Wednesday 25 February 2009

Government Bonds: Bulls vs. Bears

Bullish: Falling interest rates, deflation, quantitative easing (QE), flight to safety = bullish flattening for yield curves (see Japan below)


BoE Jan minutes show MPC unanimously agreed that Mervyn King, governor, should seek authority for purchases of gilts and other securities in an effort to broaden the money supply. The Bank of England believes that inflation will undershoot the target until 2012 unless it engages in quantitative easing. Implementation rumoured £10-15bn over next 3 months.


Barcap revised Bank of England rate view & expect Bank rate to be cut by 50bp at the March meeting to 0.50% then leave policy rates unchanged as it embarks on a programme of QE. Barcap no longer expect a back-up in gilt yields (forecast bottom @ 3.25% Q3 '09 vs. Bloomberg consensus 3.13%) in the second half of 2010. Barcap expect any tightening cycle commencing in 2011 to be relatively cautious.

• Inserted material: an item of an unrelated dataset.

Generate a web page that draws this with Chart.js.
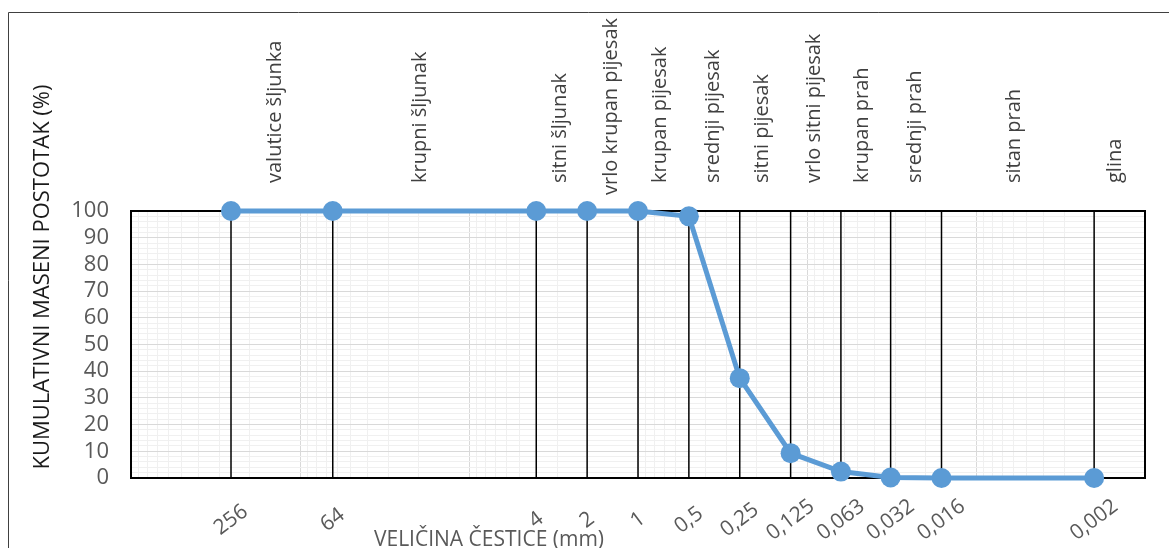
<!DOCTYPE html>
<html>
<head>
<meta charset="utf-8">
<script src="https://cdn.jsdelivr.net/npm/chart.js@4.4.1/dist/chart.umd.min.js"></script>
<style>
  html, body { margin: 0; padding: 0; background: #fff; }
  #wrap { width: 1169px; height: 548px; position: relative; }
</style>
</head>
<body>
<div id="wrap"><canvas id="gradation"></canvas></div>
<script>
// grain sizes (mm) and cumulative passing (%)
const sizes = [256, 64, 4, 2, 1, 0.5, 0.25, 0.125, 0.063, 0.032, 0.016, 0.002];
const passing = [100, 100, 100, 100, 100, 98, 37.4, 9.3, 2.4, 0.2, 0, 0];
const sizeLabels = ['256', '64', '4', '2', '1', '0,5', '0,25', '0,125', '0,063', '0,032', '0,016', '0,002'];

// soil class names and the grain size each name sits over
const classNames = ['valutice šljunka', 'krupni šljunak', 'sitni šljunak', 'vrlo krupan pijesak',
  'krupan pijesak', 'srednji pijesak', 'sitni pijesak', 'vrlo sitni pijesak', 'krupan prah',
  'srednji prah', 'sitan prah', 'glina'];
const classCentres = [140, 19.5, 2.9, 1.44, 0.74, 0.36, 0.185, 0.091, 0.047, 0.023, 0.0059, 0.0015];

const yTitle = 'KUMULATIVNI MASENI POSTOTAK (%)';
const xTitle = 'VELIČINA ČESTICE (mm)';

const FONT = '"Open Sans", "DejaVu Sans", sans-serif';

// log grid: 1..9 per decade from 0.001 to 1000
const logTicks = [];
for (let e = -3; e < 3; e++) {
  for (let m = 1; m < 10; m++) logTicks.push({ value: m * Math.pow(10, e), major: m === 1 });
}
logTicks.push({ value: 1000, major: true });

const yTicks = [];
for (let v = 0; v <= 100; v += 2) yTicks.push({ value: v });

const decorations = {
  id: 'decorations',
  beforeDraw(chart) {
    const ctx = chart.ctx;
    ctx.save();
    // outer frame
    ctx.strokeStyle = '#404040';
    ctx.lineWidth = 1;
    ctx.beginPath();
    ctx.moveTo(8.5, chart.height);
    ctx.lineTo(8.5, 12.5);
    ctx.lineTo(chart.width, 12.5);
    ctx.stroke();
    ctx.restore();
  },
  beforeDatasetsDraw(chart) {
    const { ctx, chartArea: a, scales: { x } } = chart;
    ctx.save();
    // class boundaries
    ctx.strokeStyle = '#000';
    ctx.lineWidth = 1.5;
    sizes.forEach(s => {
      const px = x.getPixelForValue(s);
      ctx.beginPath();
      ctx.moveTo(px, a.top);
      ctx.lineTo(px, a.bottom);
      ctx.stroke();
    });
    // plot box
    ctx.lineWidth = 2;
    ctx.strokeRect(a.left, a.top, a.right - a.left, a.bottom - a.top);
    ctx.restore();
  },
  afterDraw(chart) {
    const { ctx, chartArea: a, scales: { x } } = chart;
    ctx.save();

    // class names above the plot
    ctx.fillStyle = '#404040';
    ctx.font = '20px ' + FONT;
    ctx.textAlign = 'left';
    ctx.textBaseline = 'middle';
    classNames.forEach((name, i) => {
      const px = x.getPixelForValue(classCentres[i]);
      const w = ctx.measureText(name).width;
      const start = Math.max(183, 18 + w);
      ctx.save();
      ctx.translate(px, start);
      ctx.rotate(-Math.PI / 2);
      ctx.fillText(name, 0, 0);
      ctx.restore();
    });

    // rotated size labels under the plot
    ctx.fillStyle = '#595959';
    ctx.font = '21px ' + FONT;
    ctx.textAlign = 'center';
    sizeLabels.forEach((lab, i) => {
      const px = x.getPixelForValue(sizes[i]);
      ctx.save();
      ctx.translate(px, a.bottom + 42);
      ctx.rotate(-37 * Math.PI / 180);
      ctx.fillText(lab, 0, 0);
      ctx.restore();
    });

    // axis titles
    ctx.font = '21px ' + FONT;
    ctx.fillText(xTitle, 489, 540);

    ctx.fillStyle = '#1a1a1a';
    ctx.font = '22px ' + FONT;
    ctx.save();
    ctx.translate(43, 277);
    ctx.rotate(-Math.PI / 2);
    ctx.fillText(yTitle, 0, 0);
    ctx.restore();

    ctx.restore();
  }
};

new Chart(document.getElementById('gradation'), {
  type: 'line',
  data: {
    datasets: [{
      data: sizes.map((s, i) => ({ x: s, y: passing[i] })),
      borderColor: '#5B9BD5',
      borderWidth: 5,
      backgroundColor: '#5B9BD5',
      pointBackgroundColor: '#5B9BD5',
      pointBorderWidth: 0,
      pointRadius: 10,
      tension: 0,
      clip: false,
    }],
  },
  options: {
    responsive: true,
    maintainAspectRatio: false,
    animation: false,
    layout: { padding: { top: 211, right: 24, left: 0, bottom: 0 } },
    plugins: { legend: { display: false }, tooltip: { enabled: false } },
    scales: {
      x: {
        type: 'logarithmic',
        reverse: true,
        min: 0.001,
        max: 1000,
        afterBuildTicks: s => { s.ticks = logTicks.map(t => ({ ...t })); },
        afterFit: s => { s.height = 70; },
        ticks: { display: false, autoSkip: false },
        grid: {
          drawTicks: false,
          color: c => (c.tick && c.tick.major) ? '#d9d9d9' : '#f0f0f0',
          lineWidth: 1,
        },
        border: { display: false },
      },
      y: {
        min: 0,
        max: 100,
        afterBuildTicks: s => { s.ticks = yTicks.map(t => ({ ...t })); },
        afterFit: s => { s.width = 131; },
        ticks: {
          autoSkip: false,
          padding: 22,
          color: '#595959',
          font: { family: FONT, size: 22 },
          callback: v => (v % 10 === 0 ? v : ''),
        },
        grid: {
          drawTicks: false,
          color: c => (c.tick && c.tick.value % 10 === 0) ? '#d9d9d9' : '#f0f0f0',
          lineWidth: 1,
        },
        border: { display: false },
      },
    },
  },
  plugins: [decorations],
});
</script>
</body>
</html>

China held $696bn of US Treasuries in Dec 08. Luo Ping, a director-general at the China Banking Regulatory Commission, said that China would continue to buy Treasuries in spite of its misgivings about US finances: “Except for US Treasuries, what can you hold?” he asked. “Gold? You don’t hold Japanese government bonds or UK bonds. US Treasuries are the safe haven. For everyone, including China, it is the only option… We hate you guys. Once you start issuing $1 trillion-$2 trillion… we know the dollar is going to depreciate, so we hate you guys but there is nothing much we can do.”

Bearish: Risk premiums very low – return-free risk – don't adequately compensate investors for risks: CPI & record issuance. Turning a blind eye to fundamentals or risk, is a good indicator of a bubble.


Increased issuance will put pressure on FX & yields (e.g. US 10yr +1% YTD on record issuance announcement). However, a degree of inflation is beneficial, since it will reduce the debt burden
In recent years, demand for US government debt has been stoked by developing countries running huge trade surpluses with the US and recycling dollars by buying Treasuries. However, many are facing growing pressure to stimulate their own economies and are seeing their current account surpluses decline as global demand diminishes.


Index linked markets attractive (despite recent rally in BEIs) as only LT risk free asset. Whilst deleveraging in the short term ≠ CPI. However, the further interest rates fall in the short term, the greater the risk of inflation in the medium to long term. Thus, at some point, assuming the stimulus has the desired effect of reflating the economy, inflation will rise again, possibly in an aggressive manner. Moreover, given that the stimulus is funded by record amounts of government borrowing, yields are likely to respond in kind to both rising inflation and issuance as investors demand a higher risk premium. Indeed, it is possible that governments and central banks may wish to induce a period of above target inflation in order to reduce the public and private debt burden.


UK 10yr BEI 2.1% = just over BoE CPI target & risk to upside.